The news of Professor Abbadi's death in his beloved Alexandria took some of us back--specifically to 1972, when he delivered a lecture that was also a call to action. "It is sad to see the new University of Alexandria without a library," he noted on that occasion. "And if we want to justify our claim to be connected spiritually with the ancient tradition, we must follow the ancient example by starting a great universal library." Clio, the muse of history, who's seen it all by now and inspired much of it, must have looked down and beamed.

The professor's dream became a reality in 2002, when a great cylindrical pyramid arose like an old vision made new. The universal library of Alexandria, one of history's wonders, had risen again. "With the founding of the new Bibliotheca Alexandrina," the professor noted, "the ancient experiment has come full circle." But he wasn't invited to the dedication, which was attended by heads of state, royalty and assorted other such swiftly extinguished luminaries. For he'd dare point out that the builders had ignored the site's archaeological past. So he was ignored in turn as a political troublemaker. That much hadn't changed much since pharaonic times. Any more than court intrigues have radically altered in this Year One of the Trump dynasty.

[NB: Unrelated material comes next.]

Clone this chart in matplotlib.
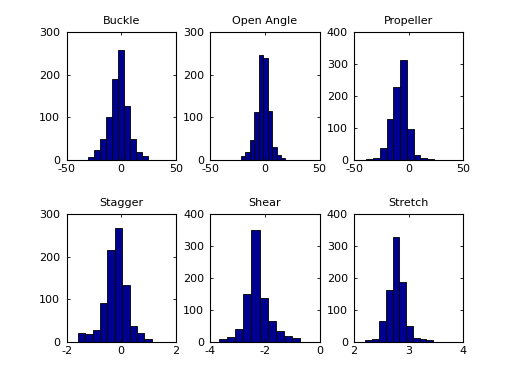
import matplotlib
matplotlib.use('Agg')
import matplotlib.pyplot as plt
import numpy as np

plt.rcParams['font.family'] = ['DejaVu Sans']
plt.rcParams['font.size'] = 8
plt.rcParams['axes.unicode_minus'] = False

# panel titles
titles = ['Buckle', 'Open Angle', 'Propeller', 'Stagger', 'Shear', 'Stretch']

# histogram counts (10 bins each)
buckle_counts = [8, 23, 49, 100, 190, 258, 127, 49, 18, 9]
open_angle_counts = [9, 20, 47, 113, 246, 240, 115, 30, 12, 4]
propeller_counts = [3, 6, 37, 128, 228, 312, 97, 15, 6, 3]
stagger_counts = [21, 19, 28, 92, 215, 268, 133, 38, 21, 7]
shear_counts = [8, 16, 40, 151, 351, 136, 65, 34, 19, 12]
stretch_counts = [5, 8, 65, 162, 328, 187, 50, 12, 8, 4]

# data range covered by the bins (min, max)
buckle_range = (-30.5, 24.1)
open_angle_range = (-21.9, 18.7)
propeller_range = (-38.9, 23.1)
stagger_range = (-1.59, 1.12)
shear_range = (-3.69, -0.70)
stretch_range = (2.207, 3.448)

# axis limits and ticks
xlims = [(-50, 50), (-50, 50), (-50, 50), (-2, 2), (-4, 0), (2, 4)]
xticks = [[-50, 0, 50], [-50, 0, 50], [-50, 0, 50], [-2, 0, 2], [-4, -2, 0], [2, 3, 4]]
ymax = [300, 300, 400, 300, 400, 400]

counts = [buckle_counts, open_angle_counts, propeller_counts,
          stagger_counts, shear_counts, stretch_counts]
ranges = [buckle_range, open_angle_range, propeller_range,
          stagger_range, shear_range, stretch_range]

fig = plt.figure(figsize=(5.12, 3.84), dpi=100)
lefts = [0.13, 0.4108, 0.6916]
bottoms = [0.5833, 0.110]
w, h = 0.2134, 0.3325

for i in range(6):
    r, c = divmod(i, 3)
    ax = fig.add_axes([lefts[c], bottoms[r], w, h])
    edges = np.linspace(ranges[i][0], ranges[i][1], len(counts[i]) + 1)
    ax.bar(edges[:-1], counts[i], width=np.diff(edges), align='edge',
           color='#000090', edgecolor='black', linewidth=0.6)
    ax.set_xlim(*xlims[i])
    ax.set_ylim(0, ymax[i])
    ax.set_xticks(xticks[i])
    ax.set_yticks(np.arange(0, ymax[i] + 1, 100))
    ax.tick_params(direction='in', length=2, width=0.6, top=True, right=True)
    ax.tick_params(axis='x', pad=3)
    ax.tick_params(axis='y', pad=4.5)
    for s in ax.spines.values():
        s.set_linewidth(0.8)
    ax.set_title(titles[i], fontsize=8, pad=6)

fig.savefig('out.png', dpi=100, facecolor='white')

Always an exception to the rule, Professor Abaddi would pile his wife, Azza Kararah, a professor of English literature at the University of Alexandria, and their two kids into their Volkswagen Beetle and set out to explore archaeological digs throughout Lebanon, Syria, and Iraq. It was Professor Abbadi who raised doubts about the old story of the original library's having been burned down by a singular lunatic who sought to go down in history, legend and infamy. His book on the subject (Life and Fate of the Ancient Library of Alexandria) remains a standard citation in books on the Greco-Roman past of Egypt, a viewpoint too often neglected in the fascination with only Egyptian sources. "We have a great name, fortunately," he once said of Alexandria's storied library. "The challenge is living up to it."

Lawence Durrell, author of the tetralogy The Alexandria Quartet, could have been speaking of Professor Abbadi when he wrote about a scholar who "seemed to hold whole civilizations in his head." To quote Roger Bagnail, professor of ancient history at NYU, "he was the port of call in Egypt." He was "without doubt the doyen of Alexandria," adds Dorothy Thompson, honorary president of the International Association of Papyrologists. "He made Alexandria known in the English-speaking world in the 20th century."

What's more, like the public intellectual he was, the professor kept making trouble and then, even worse, being borne out by subsequent events. Standing on the balcony of his apartment overlooking the sea, he filmed a video of construction equipment excavating historic materials and throwing them into the sea. It was an act of vandalism disguised as scholarship. To quote Max Rodenbeck in The Economist, "The ensuing scandal forced [the Egyptian government] to stop work and permit an emergency salvage archaeological dig." And then an old mosaic from the second century of the Common Era was found at the site. (It's now proudly displayed at the new library's attached museum. The professor was forever roaming through old archaeological sites and coming up with just that kind of find.)

The recent obituary of the professor in the New York Times offers further details, and further confirmation that the Times' obituaries remain the one good thing, if not the only good thing, about what used to be America's paper of record.

Compare his obits in this country to the papers in Egypt, when the library opened. Not one newspaper mentioned Professor Abaddi on that day at all.

As they say, prophets aren't welcome in their own country. Professor Abaddi is proof enough of that.